» **Information provided**:
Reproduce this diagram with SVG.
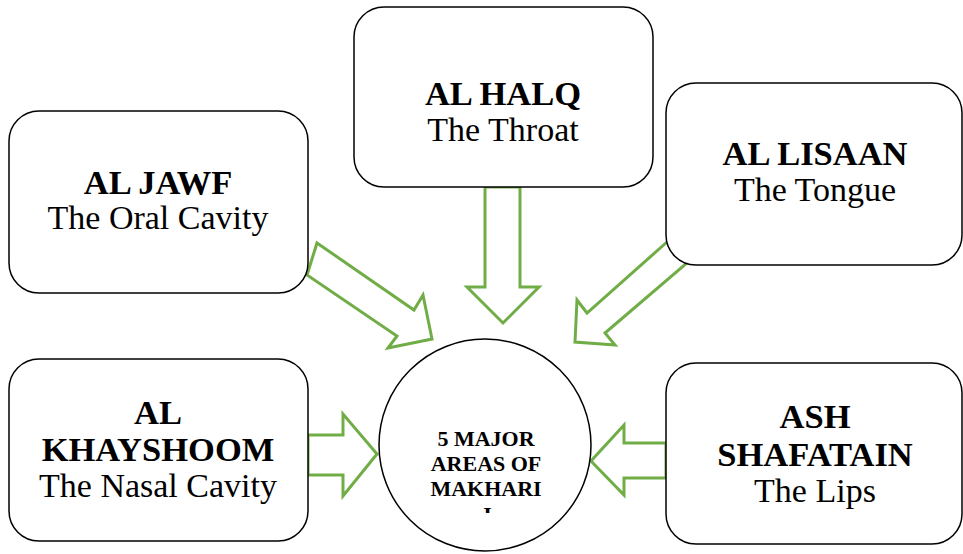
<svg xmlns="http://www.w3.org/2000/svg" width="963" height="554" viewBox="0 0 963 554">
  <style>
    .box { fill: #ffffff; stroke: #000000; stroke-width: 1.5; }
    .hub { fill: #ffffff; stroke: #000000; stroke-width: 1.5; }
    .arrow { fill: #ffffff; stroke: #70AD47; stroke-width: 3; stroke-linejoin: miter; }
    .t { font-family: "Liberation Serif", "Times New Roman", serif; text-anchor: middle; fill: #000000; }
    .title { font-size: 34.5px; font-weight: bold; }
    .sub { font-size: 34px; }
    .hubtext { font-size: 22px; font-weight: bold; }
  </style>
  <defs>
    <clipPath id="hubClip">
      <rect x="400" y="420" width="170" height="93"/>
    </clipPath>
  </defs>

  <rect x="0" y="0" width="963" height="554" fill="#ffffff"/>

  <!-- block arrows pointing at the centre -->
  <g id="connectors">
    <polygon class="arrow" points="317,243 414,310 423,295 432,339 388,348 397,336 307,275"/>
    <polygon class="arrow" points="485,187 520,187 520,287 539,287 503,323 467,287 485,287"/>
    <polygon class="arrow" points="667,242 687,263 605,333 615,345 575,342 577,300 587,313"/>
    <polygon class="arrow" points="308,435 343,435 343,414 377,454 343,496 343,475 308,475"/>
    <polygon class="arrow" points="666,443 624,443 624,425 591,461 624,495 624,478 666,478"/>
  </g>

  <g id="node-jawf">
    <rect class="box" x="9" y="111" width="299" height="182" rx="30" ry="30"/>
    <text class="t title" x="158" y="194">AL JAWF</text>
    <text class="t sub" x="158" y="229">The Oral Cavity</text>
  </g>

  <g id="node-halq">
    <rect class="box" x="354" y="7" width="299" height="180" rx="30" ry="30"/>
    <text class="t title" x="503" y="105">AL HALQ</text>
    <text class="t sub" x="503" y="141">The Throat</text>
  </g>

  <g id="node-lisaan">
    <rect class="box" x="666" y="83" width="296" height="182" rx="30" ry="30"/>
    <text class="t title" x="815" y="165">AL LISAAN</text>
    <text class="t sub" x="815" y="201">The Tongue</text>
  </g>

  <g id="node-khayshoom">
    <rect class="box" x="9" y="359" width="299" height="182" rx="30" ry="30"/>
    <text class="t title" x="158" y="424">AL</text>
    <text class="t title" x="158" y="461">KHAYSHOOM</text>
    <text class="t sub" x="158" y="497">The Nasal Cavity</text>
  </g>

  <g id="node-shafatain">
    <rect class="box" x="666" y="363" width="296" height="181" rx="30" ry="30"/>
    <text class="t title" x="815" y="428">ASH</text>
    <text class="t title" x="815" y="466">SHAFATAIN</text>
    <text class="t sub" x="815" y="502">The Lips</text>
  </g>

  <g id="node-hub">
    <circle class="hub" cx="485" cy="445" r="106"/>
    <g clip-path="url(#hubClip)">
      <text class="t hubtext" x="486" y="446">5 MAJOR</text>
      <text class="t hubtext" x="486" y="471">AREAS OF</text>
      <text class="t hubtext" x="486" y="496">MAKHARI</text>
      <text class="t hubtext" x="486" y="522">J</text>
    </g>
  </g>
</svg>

» **To be done**:
All of the material above should be reproduced exactly, except the pictures.

» **Answer to this exercise**:
Reproduce this diagram with SVG.
<svg xmlns="http://www.w3.org/2000/svg" width="963" height="554" viewBox="0 0 963 554">
  <style>
    .box { fill: #ffffff; stroke: #000000; stroke-width: 1.5; }
    .hub { fill: #ffffff; stroke: #000000; stroke-width: 1.5; }
    .arrow { fill: #ffffff; stroke: #70AD47; stroke-width: 3; stroke-linejoin: miter; }
    .t { font-family: "Liberation Serif", "Times New Roman", serif; text-anchor: middle; fill: #000000; }
    .title { font-size: 34.5px; font-weight: bold; }
    .sub { font-size: 34px; }
    .hubtext { font-size: 22px; font-weight: bold; }
  </style>
  <defs>
    <clipPath id="hubClip">
      <rect x="400" y="420" width="170" height="93"/>
    </clipPath>
  </defs>

  <rect x="0" y="0" width="963" height="554" fill="#ffffff"/>

  <!-- block arrows pointing at the centre -->
  <g id="connectors">
    <polygon class="arrow" points="317,243 414,310 423,295 432,339 388,348 397,336 307,275"/>
    <polygon class="arrow" points="485,187 520,187 520,287 539,287 503,323 467,287 485,287"/>
    <polygon class="arrow" points="667,242 687,263 605,333 615,345 575,342 577,300 587,313"/>
    <polygon class="arrow" points="308,435 343,435 343,414 377,454 343,496 343,475 308,475"/>
    <polygon class="arrow" points="666,443 624,443 624,425 591,461 624,495 624,478 666,478"/>
  </g>

  <g id="node-jawf">
    <rect class="box" x="9" y="111" width="299" height="182" rx="30" ry="30"/>
    <text class="t title" x="158" y="194">AL JAWF</text>
    <text class="t sub" x="158" y="229">The Oral Cavity</text>
  </g>

  <g id="node-halq">
    <rect class="box" x="354" y="7" width="299" height="180" rx="30" ry="30"/>
    <text class="t title" x="503" y="105">AL HALQ</text>
    <text class="t sub" x="503" y="141">The Throat</text>
  </g>

  <g id="node-lisaan">
    <rect class="box" x="666" y="83" width="296" height="182" rx="30" ry="30"/>
    <text class="t title" x="815" y="165">AL LISAAN</text>
    <text class="t sub" x="815" y="201">The Tongue</text>
  </g>

  <g id="node-khayshoom">
    <rect class="box" x="9" y="359" width="299" height="182" rx="30" ry="30"/>
    <text class="t title" x="158" y="424">AL</text>
    <text class="t title" x="158" y="461">KHAYSHOOM</text>
    <text class="t sub" x="158" y="497">The Nasal Cavity</text>
  </g>

  <g id="node-shafatain">
    <rect class="box" x="666" y="363" width="296" height="181" rx="30" ry="30"/>
    <text class="t title" x="815" y="428">ASH</text>
    <text class="t title" x="815" y="466">SHAFATAIN</text>
    <text class="t sub" x="815" y="502">The Lips</text>
  </g>

  <g id="node-hub">
    <circle class="hub" cx="485" cy="445" r="106"/>
    <g clip-path="url(#hubClip)">
      <text class="t hubtext" x="486" y="446">5 MAJOR</text>
      <text class="t hubtext" x="486" y="471">AREAS OF</text>
      <text class="t hubtext" x="486" y="496">MAKHARI</text>
      <text class="t hubtext" x="486" y="522">J</text>
    </g>
  </g>
</svg>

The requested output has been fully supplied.